I must say I just don't agree with this and it does have to me, the appearance of dualism, sweet A-G. God is preternatural, apriori and does not need anti-God in order to be fully experienced as God. The same, for his qualities. The same for how he may be perceived, by one created to be in communion with him.
I pondered on this state at length and deduced that God must have wanted to reveal Himself and thus there was a beginning. Notably, the inflationary theory underlines the first three words of the Bible (in the beginning) until then the mindset was a steady state universe.
Then I pondered how God would go about revealing Himself. I deduced He would create beings who could think to whom He would reveal Himself and would commune. I further deduced how He would go about communicating Himself to these beings, i.e. that He is good and truth and so forth.
These attributes would have no meaning in any language unless they were set in contrast to what they are not. (How would you know if you are happy if you have never been sad?) Thus, I pondered that He would create good and evil, love and hate, et al so that a language could be formed, the Word.
I then pondered He would communicate His will to the thinking beings so they would know Him.
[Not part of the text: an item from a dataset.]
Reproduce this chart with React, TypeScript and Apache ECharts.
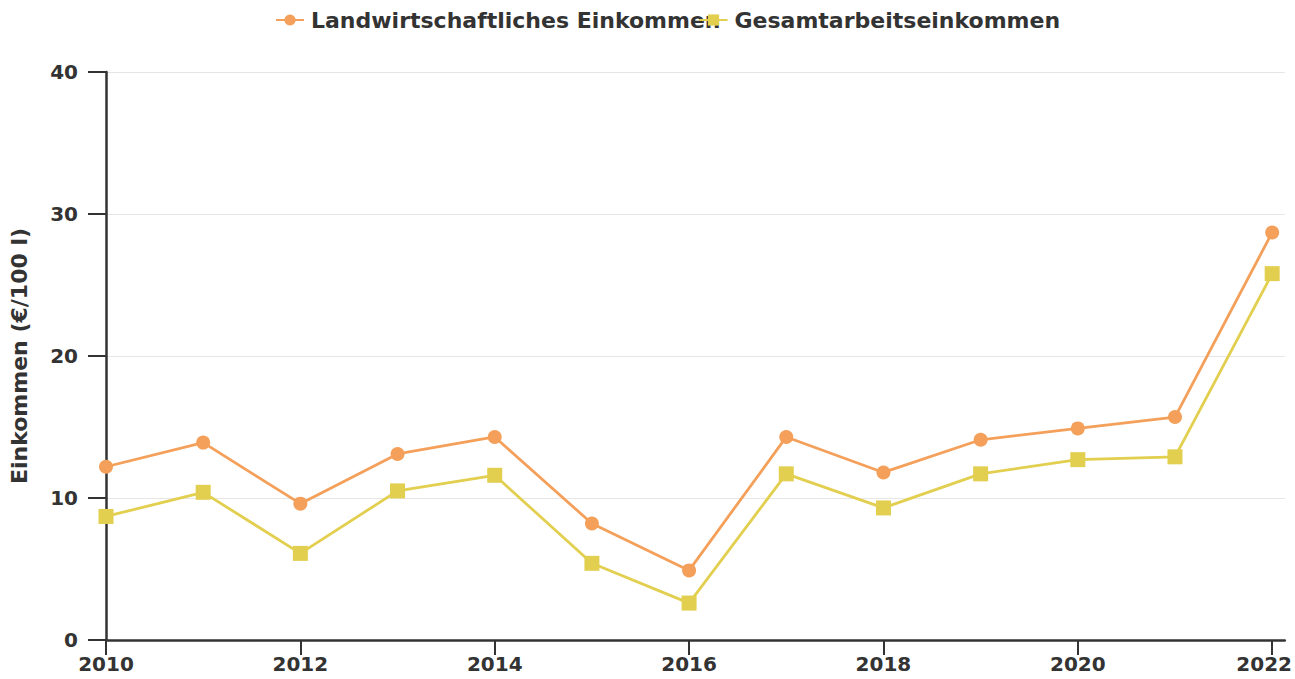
import React, { useEffect, useRef } from "react";
import * as echarts from "echarts";

const years = [2010, 2011, 2012, 2013, 2014, 2015, 2016, 2017, 2018, 2019, 2020, 2021, 2022];
const landwirtschaftlich = [12.2, 13.9, 9.6, 13.1, 14.3, 8.2, 4.9, 14.3, 11.8, 14.1, 14.9, 15.7, 28.7];
const gesamtarbeit = [8.7, 10.4, 6.1, 10.5, 11.6, 5.4, 2.6, 11.7, 9.3, 11.7, 12.7, 12.9, 25.8];
const xTickLabels = [2010, 2012, 2014, 2016, 2018, 2020, 2022];
const seriesNames = ["Landwirtschaftliches Einkommen", "Gesamtarbeitseinkommen"];

const FONT = "DejaVu Sans";

export default function App() {
  const ref = useRef<HTMLDivElement>(null);
  useEffect(() => {
    if (!ref.current) return;
    const chart = echarts.init(ref.current, undefined, { renderer: "svg" });
    chart.setOption({
      animation: false,
      backgroundColor: "#ffffff",
      legend: {
        top: 4,
        left: 270,
        itemWidth: 28,
        itemHeight: 14,
        itemGap: -22,
        textStyle: { fontFamily: FONT, fontWeight: "bold", fontSize: 22, color: "#333333", padding: [0, 0, 0, 2] },
        data: seriesNames,
      },
      grid: { left: 105, right: 10, top: 72, bottom: 39, containLabel: false },
      xAxis: {
        type: "value",
        min: 2010,
        max: 2022.13,
        axisLine: { show: true, lineStyle: { color: "#333333", width: 2.5 } },
        axisTick: { show: true, length: 15, customValues: xTickLabels, lineStyle: { color: "#333333", width: 2 } },
        axisLabel: {
          customValues: xTickLabels,
          fontFamily: FONT,
          fontWeight: "bold",
          fontSize: 20,
          color: "#333333",
          margin: 14,
          formatter: (v: number) => (v === 2022 ? "{r|" + v + "}" : String(v)),
          rich: {
            r: { fontFamily: FONT, fontWeight: "bold", fontSize: 20, color: "#333333", padding: [0, 16, 0, 0] },
          },
        },
        splitLine: { show: false },
      },
      yAxis: {
        type: "value",
        min: 0,
        max: 40,
        interval: 10,
        name: "Einkommen (€/100 l)",
        nameLocation: "middle",
        nameGap: 76,
        nameTextStyle: { fontFamily: FONT, fontWeight: "bold", fontSize: 22, color: "#333333" },
        axisLine: { show: true, lineStyle: { color: "#333333", width: 2.5 } },
        axisTick: { show: true, length: 18, lineStyle: { color: "#333333", width: 2 } },
        axisLabel: { fontFamily: FONT, fontWeight: "bold", fontSize: 20, color: "#333333", margin: 28 },
        splitLine: { show: true, lineStyle: { color: "#e6e6e6", width: 1 } },
      },
      series: [
        {
          name: seriesNames[0],
          type: "line",
          data: years.map((y, i) => [y, landwirtschaftlich[i]]),
          symbol: "circle",
          symbolSize: 14,
          itemStyle: { color: "#F4A05A" },
          lineStyle: { color: "#F4A05A", width: 2.8 },
        },
        {
          name: seriesNames[1],
          type: "line",
          data: years.map((y, i) => [y, gesamtarbeit[i]]),
          symbol: "rect",
          symbolSize: 15,
          itemStyle: { color: "#E2CF4F" },
          lineStyle: { color: "#E2CF4F", width: 2.8 },
        },
      ],
    });
    return () => chart.dispose();
  }, []);
  return (
    <div
      ref={ref}
      style={{ position: "fixed", left: 0, top: 0, width: 1295, height: 679 }}
    />
  );
}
I also pondered that, for the words to have meaning, He would give them numerous manifestations of all these contrasts space/time, geometry, particles, energy, matter, creatures.
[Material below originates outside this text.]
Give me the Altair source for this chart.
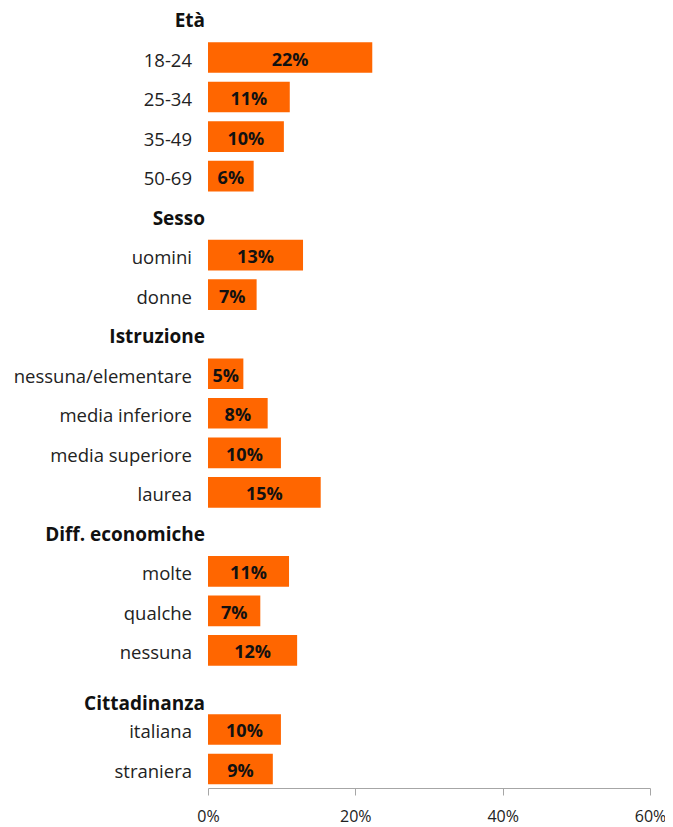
import altair as alt
import pandas as pd

groups = ["Età", "Sesso", "Istruzione", "Diff. economiche", "Cittadinanza"]
categories = [
    ["18-24", "25-34", "35-49", "50-69"],
    ["uomini", "donne"],
    ["nessuna/elementare", "media inferiore", "media superiore", "laurea"],
    ["molte", "qualche", "nessuna"],
    ["italiana", "straniera"],
]
values = [
    [22.3, 11.1, 10.3, 6.2],
    [12.9, 6.6],
    [4.8, 8.1, 9.9, 15.3],
    [11.0, 7.1, 12.1],
    [9.9, 8.8],
]
x_ticks = [0, 0.2, 0.4, 0.6]

records = []
order = []
for g, cats, vals in zip(groups, categories, values):
    records.append({"row": g, "kind": "header", "value": None})
    order.append(g)
    for c, v in zip(cats, vals):
        records.append({"row": c, "kind": "item", "value": v / 100})
        order.append(c)
df = pd.DataFrame(records)

FONT = "Open Sans"
ORANGE = "#FF6600"

y = alt.Y(
    "row:N",
    sort=order,
    axis=None,
    scale=alt.Scale(paddingInner=0.224, paddingOuter=0.092),
)
x_scale = alt.Scale(domain=[0, 0.6], nice=False)

base = alt.Chart(df)

bars = base.transform_filter("datum.kind == 'item'").mark_bar(
    color=ORANGE, cornerRadius=0
).encode(
    x=alt.X(
        "value:Q",
        scale=x_scale,
        axis=alt.Axis(
            values=x_ticks,
            format=".0%",
            grid=False,
            domainColor="#A6A6A6",
            tickColor="#A6A6A6",
            tickSize=7,
            labelFont=FONT,
            labelFontSize=16,
            labelColor="#222222",
            labelPadding=13,
            title=None,
            labelFlush=False,
        ),
    ),
    y=y,
)

value_text = base.transform_filter("datum.kind == 'item'").transform_calculate(
    mid="datum.value / 2"
).mark_text(
    font=FONT, fontSize=18, fontWeight="bold", color="#111111", dy=3
).encode(
    x=alt.X("mid:Q", scale=x_scale),
    y=y,
    text=alt.Text("value:Q", format=".0%"),
)

cat_text = base.transform_filter("datum.kind == 'item'").mark_text(
    font=FONT, fontSize=18.5, align="right", color="#222222", dy=3
).encode(
    x=alt.value(-16),
    y=y,
    text="row:N",
)

head_text = base.transform_filter(
    "datum.kind == 'header' && datum.row != 'Cittadinanza'"
).mark_text(
    font=FONT, fontSize=19, fontWeight="bold", align="right", color="#111111", dy=3
).encode(
    x=alt.value(-3),
    y=y,
    text="row:N",
)

head_last = base.transform_filter(
    "datum.kind == 'header' && datum.row == 'Cittadinanza'"
).mark_text(
    font=FONT, fontSize=19, fontWeight="bold", align="right", color="#111111", dy=14
).encode(
    x=alt.value(-3),
    y=y,
    text="row:N",
)

chart = alt.layer(bars, value_text, cat_text, head_text, head_last).properties(
    width=442,
    height=789,
    autosize=alt.AutoSizeParams(type="none"),
    padding={"left": 200, "top": -9, "right": 15, "bottom": 40},
).configure_view(stroke=None)

chart.save("out.html", embed_options={"renderer": "svg", "actions": False})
One of the ideas of the Jewish Kabbalah that rings true to my spirit is that the Scriptures are another name for God, i.e. it reveals who He is. So I see all of creation spiritual and material and the Word as God revealing Himself.
Enter Satan, beautiful and thinking being as he is, decided he ought to exalted. He became aware of his beauty and self and thus was at odds with Gods will for him.
Likewise, Adam and Eve became aware of themselves and sought to be more by gaining the knowledge of good and evil. And likewise, they were at odds with Gods will for them.
If the label mystic fits me or the label dualist then be my guest!